Jumping out to get the ferns, and going a few steps into the wood, we came upon a still more wonderful spot. The water of the Lake had made up in the spring into a small hollow among the bushes; this was now left green as a river meadow. It was not more than ten or twelve feet either way, and the grass in the centre was wet and rank. On its outer edges grew red lilies, scarlet columbines, high green brakes, and willows; but these were not its glory. Tall, stately, white as Annunciation lilies, there stood forty or fifty spikes of a flower we had never seen. It was from two to five feet high. The blossoms were small, resembling syringa blossoms, but set thick on long, tasselling stems, as corn blossoms are; and these again massed thick around the central stern, making a branching, drooping, and yet erect and stately spike, not unlike the spike of the flower of the Indian corn, except that it was much thicker and more solid. It was the most regal flower I ever saw growing. Among these were growing many lower spikes of a tiny white flower like our lady’s-tresses. But even these spikes of this tiny flower were at least two inches in circumference at the bottom, tapering up to the top exquisitely.

Again loaded with sheaves, we climbed back into the boat. Fred looked on wonderingly. There was no room to step, to sit. He never carried such multitudes before.

“Now, row out, Fred, into the middle of the lake,” we said, as we sank down.

By this time the sunsetting had begun. The sky and the mountains and the water were all turning rose-pink; and we came shooting anon in the midst of the rose-color, bringing our fiery reds and stately white. We set the tall snowy spikes upright along the sides of the boat; great nodding yellow disks, too, of the elecampane and the vermillion bells of columbine. Then we made one huge bouquet of the scarlet-painted cups and the blue forget-me-nots; one of the red trumpet flower and the white pennyroyal, with a solid base of the mysterious dark blue flowers; one of the white lady’s-tresses, with the red trumpets; and one of the stately white spikes, with branching ferns. Then, setting these up as royal passengers, we lay down humbly at their feet, and, with our heads low, looked off over the rose-colored waters. Much I doubt if so gorgeous a pageant will ever float again on that water.

The next day we rowed early in the morning. Fred had assured us that in a still morning one could see the bottom of the lake where it was one hundred and fifteen feet deep. We doubted, but longed to believe. The water was like glass. We rowed out toward the centre of the lake. The snow-covered mountains on the further side were reflected in long, white, shimmering columns on the purple surface of the water.

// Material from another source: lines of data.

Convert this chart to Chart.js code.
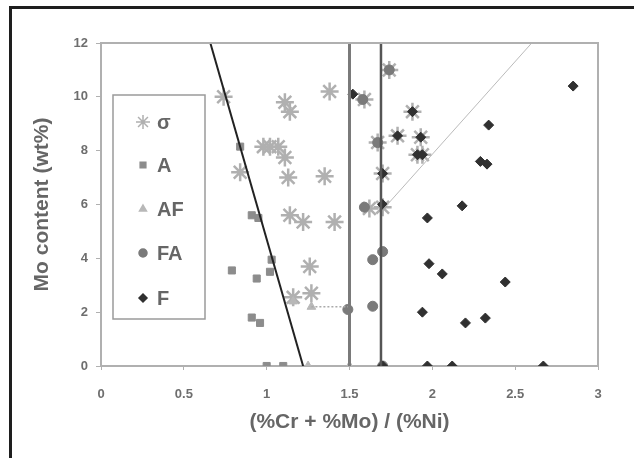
<!DOCTYPE html>
<html>
<head>
<meta charset="utf-8">
<script src="https://cdn.jsdelivr.net/npm/chart.js@4/dist/chart.umd.min.js"></script>
<style>
html,body{margin:0;padding:0;background:#fff;}
canvas{display:block;}
</style>
</head>
<body>
<canvas id="c" width="634" height="458"></canvas>
<script>
// ---- data ----
const xTicks = [0, 0.5, 1, 1.5, 2, 2.5, 3];
const yTicks = [0, 2, 4, 6, 8, 10, 12];
const legendLabels = ["σ", "A", "AF", "FA", "F"];

const sigmaPts = [[0.74,10.0],[0.84,7.2],[0.98,8.15],[1.02,8.15],[1.07,8.15],[1.11,9.8],[1.14,9.45],
  [1.11,7.75],[1.13,7.0],[1.38,10.2],[1.35,7.05],[1.14,5.6],[1.22,5.35],[1.41,5.35],[1.26,3.7],
  [1.16,2.55],[1.27,2.7],[1.74,11.0],[1.59,9.9],[1.88,9.45],[1.79,8.55],[1.93,8.5],[1.91,7.85],
  [1.94,7.85],[1.67,8.3],[1.70,7.15],[1.62,5.85],[1.70,5.9]];
const aPts = [[0.84,8.15],[0.91,5.6],[0.95,5.5],[0.79,3.55],[0.94,3.25],[1.03,3.95],[1.02,3.5],
  [0.91,1.8],[0.96,1.6],[1.0,0],[1.1,0]];
const afPts = [[1.27,2.2],[1.25,0],[1.5,0],[1.16,2.4]];
const faPts = [[1.59,5.9],[1.64,3.95],[1.64,2.22],[1.49,2.1],[1.58,9.9],[1.74,11.0],[1.67,8.3],[1.70,4.25],[1.70,0]];
const fPts = [[1.52,10.1],[1.88,9.45],[1.79,8.55],[1.93,8.5],[1.91,7.85],[1.94,7.85],[1.70,7.15],
  [1.70,6.0],[1.97,5.5],[1.98,3.8],[1.94,2.0],[1.97,0],[1.70,0],[2.18,5.95],[2.06,3.42],[2.44,3.12],
  [2.2,1.6],[2.32,1.78],[2.12,0],[2.67,0],[2.85,10.4],[2.34,8.95],[2.29,7.6],[2.33,7.5]];

const lineSigmaBound = [[0.66,12],[1.22,0]];
const lineAF = [[1.5,0],[1.5,12]];
const lineFA = [[1.69,0],[1.69,12]];
const lineDiag = [[1.70,5.8],[2.6,12]];
const lineDotted = [[1.27,2.2],[1.5,2.2]];

const toXY = a => a.map(p => ({x:p[0], y:p[1]}));

const pointSets = [
  {label:legendLabels[0], data:toXY(sigmaPts), pointStyle:'star', pointRadius:9, borderColor:'#b0b0b0', backgroundColor:'#b0b0b0', pointBorderWidth:2.5, order:6},
  {label:legendLabels[1], data:toXY(aPts), pointStyle:'rect', pointRadius:5, borderColor:'#8c8c8c', backgroundColor:'#8c8c8c', pointBorderWidth:1, order:5},
  {label:legendLabels[2], data:toXY(afPts), pointStyle:'triangle', pointRadius:5, borderColor:'#b8b8b8', backgroundColor:'#b8b8b8', pointBorderWidth:1, order:4},
  {label:legendLabels[3], data:toXY(faPts), pointStyle:'circle', pointRadius:5, borderColor:'#7a7a7a', backgroundColor:'#7a7a7a', pointBorderWidth:1, order:3},
  {label:legendLabels[4], data:toXY(fPts), pointStyle:'rectRot', pointRadius:5, borderColor:'#303030', backgroundColor:'#303030', pointBorderWidth:1, order:2},
];
const lineSets = [
  {data:toXY(lineSigmaBound), showLine:true, pointRadius:0, borderColor:'#222', borderWidth:2, order:1},
  {data:toXY(lineAF), showLine:true, pointRadius:0, borderColor:'#7a7a7a', borderWidth:3, order:1},
  {data:toXY(lineFA), showLine:true, pointRadius:0, borderColor:'#555', borderWidth:2.5, order:1},
  {data:toXY(lineDiag), showLine:true, pointRadius:0, borderColor:'#bbb', borderWidth:1, order:1},
  {data:toXY(lineDotted), showLine:true, pointRadius:0, borderColor:'#aaa', borderWidth:1.5, borderDash:[2,2], order:1},
];

const FONT = '"Liberation Sans", Arial, sans-serif';

const framePlugin = {
  id:'frame',
  beforeDraw(chart){
    const ctx = chart.ctx;
    ctx.save();
    ctx.fillStyle = '#fff';
    ctx.fillRect(0,0,chart.width,chart.height);
    ctx.strokeStyle = '#1e1e1e';
    ctx.lineWidth = 3;
    ctx.beginPath();
    ctx.moveTo(10.5, 458);
    ctx.lineTo(10.5, 7.5);
    ctx.lineTo(634, 7.5);
    ctx.stroke();
    ctx.restore();
  },
  afterDatasetsDraw(chart){
    const ctx = chart.ctx, a = chart.chartArea;
    ctx.save();
    ctx.strokeStyle = '#b0b0b0';
    ctx.lineWidth = 2;
    ctx.beginPath();
    ctx.moveTo(a.left, a.top);
    ctx.lineTo(a.right, a.top);
    ctx.lineTo(a.right, a.bottom);
    ctx.stroke();
    // legend box
    const bx = 113, by = 95, bw = 92, bh = 224;
    ctx.fillStyle = '#fff';
    ctx.fillRect(bx, by, bw, bh);
    ctx.strokeStyle = '#9a9a9a';
    ctx.lineWidth = 1.5;
    ctx.strokeRect(bx, by, bw, bh);
    const ys = [122, 165, 209, 253, 298];
    ctx.font = 'bold 20px ' + FONT;
    ctx.textBaseline = 'middle';
    ctx.textAlign = 'left';
    pointSets.forEach((ds, i) => {
      ctx.fillStyle = ds.backgroundColor;
      ctx.strokeStyle = ds.borderColor;
      Chart.helpers.drawPoint(ctx, {pointStyle: ds.pointStyle, radius: ds.pointStyle==='star'?7:4, borderWidth: ds.pointBorderWidth, rotation:0}, 143, ys[i]);
      ctx.fillStyle = '#666';
      ctx.fillText(ds.label, 157, ys[i] + 1);
    });
    ctx.restore();
  }
};

new Chart(document.getElementById('c'), {
  type:'scatter',
  data:{datasets:[...pointSets, ...lineSets]},
  options:{
    responsive:false,
    animation:false,
    layout:{padding:{top:43, right:36, left:26, bottom:19}},
    plugins:{legend:{display:false}, tooltip:{enabled:false}},
    scales:{
      x:{
        type:'linear', min:0, max:3,
        afterBuildTicks: s => { s.ticks = xTicks.map(v => ({value:v})); },
        afterFit: s => { s.height = 73; },
        grid:{display:true, drawOnChartArea:false, drawTicks:true, tickLength:4, color:'#b0b0b0'},
        border:{display:true, color:'#b0b0b0', width:2},
        ticks:{color:'#6e6e6e', font:{size:13, weight:'bold', family:FONT}, padding:17, maxRotation:0,
          callback: v => String(v)},
        title:{display:true, text:'(%Cr + %Mo) / (%Ni)', color:'#666', font:{size:21, weight:'bold', family:FONT}, padding:{top:4, bottom:4}}
      },
      y:{
        type:'linear', min:0, max:12,
        afterBuildTicks: s => { s.ticks = yTicks.map(v => ({value:v})); },
        afterFit: s => { s.width = 75; },
        grid:{display:true, drawOnChartArea:false, drawTicks:true, tickLength:5, color:'#b0b0b0'},
        border:{display:true, color:'#b0b0b0', width:2},
        ticks:{color:'#6e6e6e', font:{size:13, weight:'bold', family:FONT}, padding:8},
        title:{display:true, text:'Mo content (wt%)', color:'#666', font:{size:21, weight:'bold', family:FONT}, padding:{top:4, bottom:4}}
      }
    }
  },
  plugins:[framePlugin]
});
</script>
</body>
</html>
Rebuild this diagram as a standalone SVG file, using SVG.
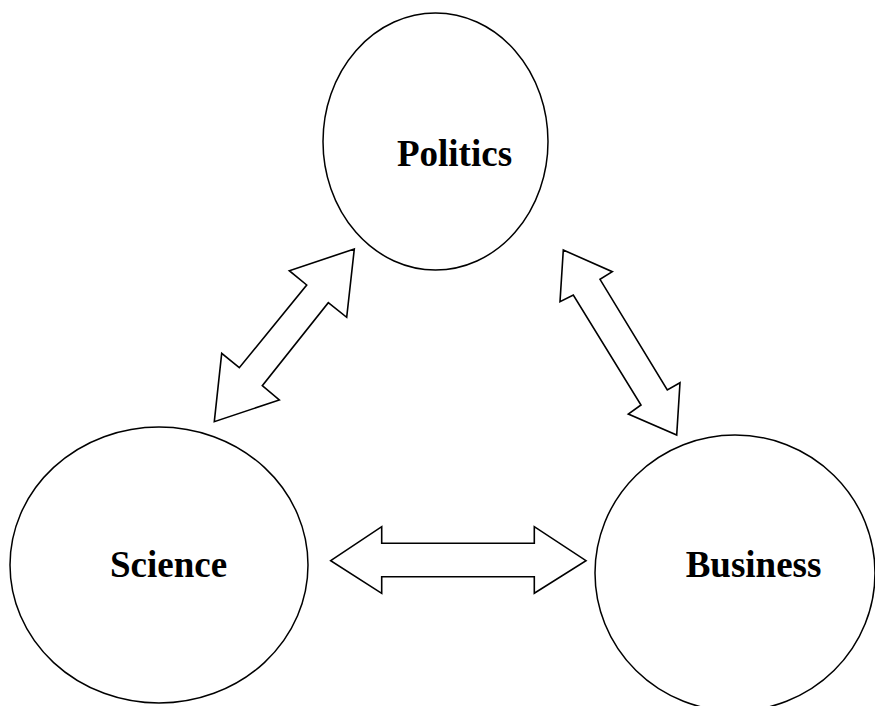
<svg xmlns="http://www.w3.org/2000/svg" width="875" height="706" viewBox="0 0 875 706">
<style>
.node{fill:#fff;stroke:#000;stroke-width:1.5}
.lbl{font-family:"Liberation Serif","Times New Roman",serif;font-weight:bold;font-size:37px;fill:#000;text-anchor:middle}
.arr{fill:#fff;stroke:#000;stroke-width:1.6;stroke-linejoin:miter}
</style>
<rect width="875" height="706" fill="#fff"/>
<g id="politics">
<ellipse class="node" cx="435.5" cy="141.5" rx="112.5" ry="128.5"/>
<text class="lbl" x="454.5" y="166">Politics</text>
</g>
<g id="science">
<ellipse class="node" cx="159" cy="565" rx="149" ry="138"/>
<text class="lbl" x="168.5" y="577">Science</text>
</g>
<g id="business">
<ellipse class="node" cx="735" cy="573" rx="140" ry="138"/>
<text class="lbl" x="753.5" y="577">Business</text>
</g>
<g id="connectors">
<polygon class="arr" points="354.3,249 289.3,270.7 306.7,285 239.3,367.7 221.7,353.3 214.3,421.7 279.3,400 262.3,385.7 328.3,302.7 346.7,317.3"/>
<polygon class="arr" points="563.3,250 612.3,271.7 600,279.3 667.3,390 680,382.7 676.7,435 628.3,414 641,405 573.3,295 560,301.7"/>
<polygon class="arr" points="330.7,560.7 381.7,526.7 381.7,543.3 534.3,543.3 534.3,526.7 586,560.7 534.3,593.3 534.3,576.7 381.7,576.7 381.7,593.3"/>
</g>
</svg>
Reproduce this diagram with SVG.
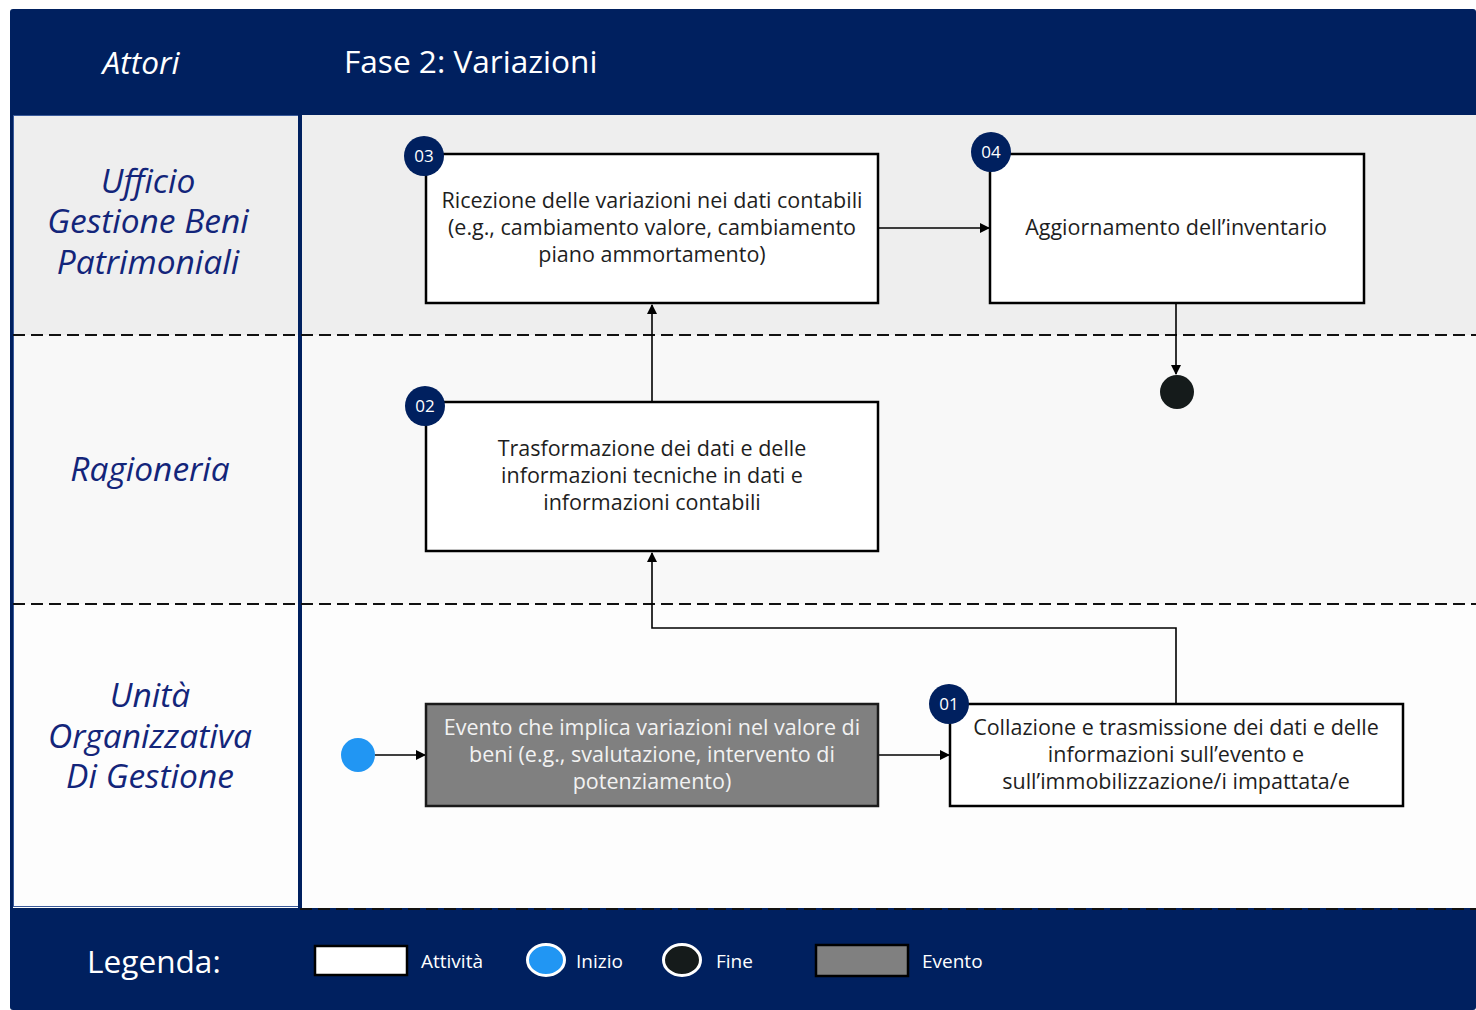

“Thirty,” “fifty,” “sixty,” “one hundred feet deep,” Fred called out from time to time as he rowed steadily on. And we, hanging half out of the boat, exclaimed with irrepressible wonder at the golden-brown world below, into which we were gazing. We could see the bottom of the lake as clearly as we could see the bottom of the boat. It was a dusty field, with huge bowlders, covered with a soft brown growth, which made them look like gigantic sponges. Then would come great ledges of rock; then dark hollows, unfathomably deep.

“I shpect if she be dry she be shust like these mountains,” said Fred,—” all canyons and pig beaks.”

And in a moment more: “Here it ish one hunder fifteen feet clear,” he called out triumphantly, and lifted his oars.

Not a stone was indistinct. We could count small ones. It seemed as if we could touch them with ease; and, swift as an arrow, apparently within our hand’s reach, went by a shining trout.

“How far down was he, Fred?” we called.

“Ach! Don’t know. Maype fifty feet,” said Fred. The trout were an old story to him.

But it was when we turned to row back that the full wonder of such a transparent sea was revealed to us. The sun was behind us. As we looked over the bows, we could see the shadow of our boat, of our heads, of the moving oars, all distinct on the soft brown bottom of the lake. This shadow lay off to the left, a little ahead, gliding as we glided, pausing as we paused; then, directly ahead, gliding as we glided, pausing as we paused, went another double, equally distinct, but dark and shimmering on the surface. This was the reflection. Over the edges of this phantom boat we seemed to be leaning with even more eagerness than over the edges of the one below. It was an uncanny sight. To have two shadows would have been too much for even Peter Schlemihl. It added much to the unreality of the sight that every round stone, every small object on the bottom was surrounded by a narrow line of rainbow. These gave a fantastic gayety to the soft amber-brown realm, and, beautiful as they made it, made it also seem more supernatural.

“You pe shust in time,” called Fred. “In two minute you not see nothing. There vill pe vint.”

Sure enough. Already the ripple was in sight, coming rapidly toward us from the north. The air stirred faintly, our glass sea quivered and broke noiselessly under us, and the phantom boat below disappeared.

As we rowed on the shallower water, nearing the shore, where we could still see the bottom distinctly, the effects of the sunlight on it were exquisite. It lay in lapping and interlacing circles and ovals of yellow, and the surface ripples were reflected there in larger lines. The reflection of the oars in the water on each side of us looked like golden snakes, swimming fast alongside, and the beautiful rainbow lines still edged every object on the bottom,—even an old shoe and the ace of diamonds, which were the last things I saw on the bottom of Lake Tahoe. “Not so inappropriate, either,” said we, “ugly as they are. For the old shoe meant good luck, and diamonds are trumps all the world over.”